§ **WORK INSTRUCTIONS**: Set the listing down again in full, word for word, with the pictures left out.

(Rows from a dataset of charts and code)
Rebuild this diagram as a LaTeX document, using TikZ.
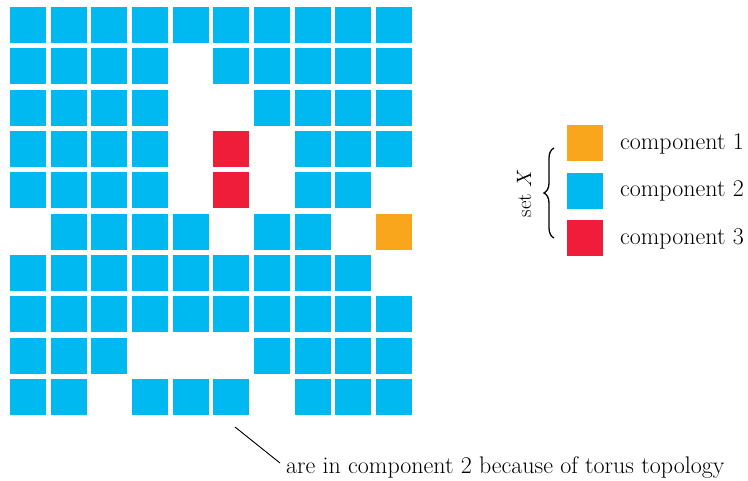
\documentclass[tikz,border=0pt]{standalone}
\usetikzlibrary{decorations.pathreplacing}
\definecolor{cB}{RGB}{0,185,241}
\definecolor{cR}{RGB}{239,29,58}
\definecolor{cO}{RGB}{249,166,28}
\begin{document}
\begin{tikzpicture}[x=1pt,y=-1pt,
  cell/.style={minimum width=36pt,minimum height=36pt,inner sep=0pt,outer sep=0pt,anchor=north west,draw=none},
  lbl/.style={anchor=base west,inner sep=0pt,font=\fontsize{24}{28}\selectfont},
  bracestyle/.style={decorate,decoration={brace,amplitude=10pt},line width=1.3pt}]
\useasboundingbox (0,0) rectangle (748,480);
\foreach \row [count=\r from 0] in {
  {B,B,B,B,B,B,B,B,B,B},
  {B,B,B,B,E,B,B,B,B,B},
  {B,B,B,B,E,E,B,B,B,B},
  {B,B,B,B,E,R,E,B,B,B},
  {B,B,B,B,E,R,E,B,B,E},
  {E,B,B,B,B,E,B,B,E,O},
  {B,B,B,B,B,B,B,B,B,E},
  {B,B,B,B,B,B,B,B,B,B},
  {B,B,B,E,E,E,B,B,B,B},
  {B,B,E,B,B,B,E,B,B,B}} {
  \foreach \t [count=\c from 0] in \row {
    \if\t E\else
      \node[cell,fill=c\t] (cell-\r-\c) at ({10+40.67*\c},{7+41.33*\r}) {};
    \fi
  }
}
% legend
\node[cell,fill=cO] (leg1) at (567,125) {};
\node[cell,fill=cB] (leg2) at (567,172.5) {};
\node[cell,fill=cR] (leg3) at (567,220) {};
\node[lbl] (t1) at (620,149) {component 1};
\node[lbl] (t2) at (620,196.5) {component 2};
\node[lbl] (t3) at (620,244) {component 3};
\coordinate (bb) at (554,238);
\coordinate (bt) at (554,148);
\draw[bracestyle] (bb) -- (bt);
\node[rotate=90,inner sep=0pt,font=\fontsize{21}{24}\selectfont] (setx) at (524,193) {set $X$};
% note
\node[lbl] (note) at (286,473) {are in component 2 because of torus topology};
\coordinate (ptr) at (235,427);
\coordinate (ptrend) at (280,463);
\draw[line width=0.9pt] (ptr) -- (ptrend);
\end{tikzpicture}
\end{document}
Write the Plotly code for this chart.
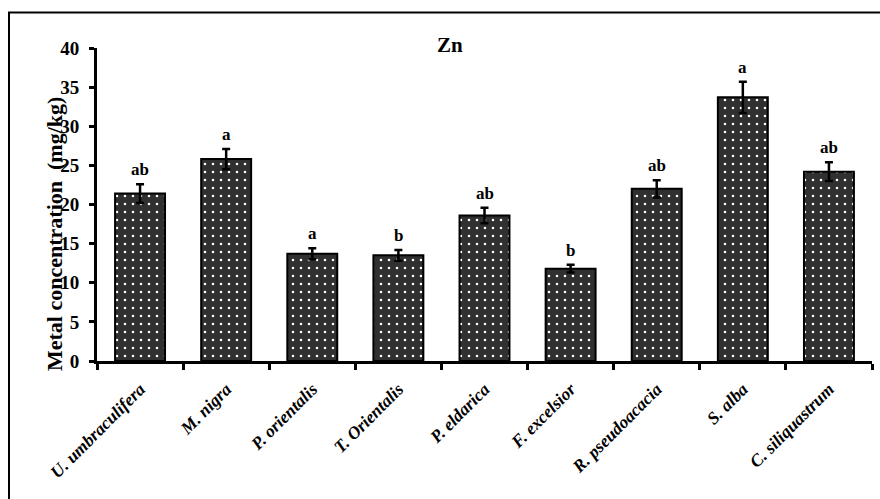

§ **RESULT OF THE TASK**:
Rebuild this diagram as a LaTeX document, using TikZ.
\documentclass[tikz,border=0pt]{standalone}
\usetikzlibrary{decorations.pathreplacing}
\definecolor{cB}{RGB}{0,185,241}
\definecolor{cR}{RGB}{239,29,58}
\definecolor{cO}{RGB}{249,166,28}
\begin{document}
\begin{tikzpicture}[x=1pt,y=-1pt,
  cell/.style={minimum width=36pt,minimum height=36pt,inner sep=0pt,outer sep=0pt,anchor=north west,draw=none},
  lbl/.style={anchor=base west,inner sep=0pt,font=\fontsize{24}{28}\selectfont},
  bracestyle/.style={decorate,decoration={brace,amplitude=10pt},line width=1.3pt}]
\useasboundingbox (0,0) rectangle (748,480);
\foreach \row [count=\r from 0] in {
  {B,B,B,B,B,B,B,B,B,B},
  {B,B,B,B,E,B,B,B,B,B},
  {B,B,B,B,E,E,B,B,B,B},
  {B,B,B,B,E,R,E,B,B,B},
  {B,B,B,B,E,R,E,B,B,E},
  {E,B,B,B,B,E,B,B,E,O},
  {B,B,B,B,B,B,B,B,B,E},
  {B,B,B,B,B,B,B,B,B,B},
  {B,B,B,E,E,E,B,B,B,B},
  {B,B,E,B,B,B,E,B,B,B}} {
  \foreach \t [count=\c from 0] in \row {
    \if\t E\else
      \node[cell,fill=c\t] (cell-\r-\c) at ({10+40.67*\c},{7+41.33*\r}) {};
    \fi
  }
}
% legend
\node[cell,fill=cO] (leg1) at (567,125) {};
\node[cell,fill=cB] (leg2) at (567,172.5) {};
\node[cell,fill=cR] (leg3) at (567,220) {};
\node[lbl] (t1) at (620,149) {component 1};
\node[lbl] (t2) at (620,196.5) {component 2};
\node[lbl] (t3) at (620,244) {component 3};
\coordinate (bb) at (554,238);
\coordinate (bt) at (554,148);
\draw[bracestyle] (bb) -- (bt);
\node[rotate=90,inner sep=0pt,font=\fontsize{21}{24}\selectfont] (setx) at (524,193) {set $X$};
% note
\node[lbl] (note) at (286,473) {are in component 2 because of torus topology};
\coordinate (ptr) at (235,427);
\coordinate (ptrend) at (280,463);
\draw[line width=0.9pt] (ptr) -- (ptrend);
\end{tikzpicture}
\end{document}
Write the Plotly code for this chart.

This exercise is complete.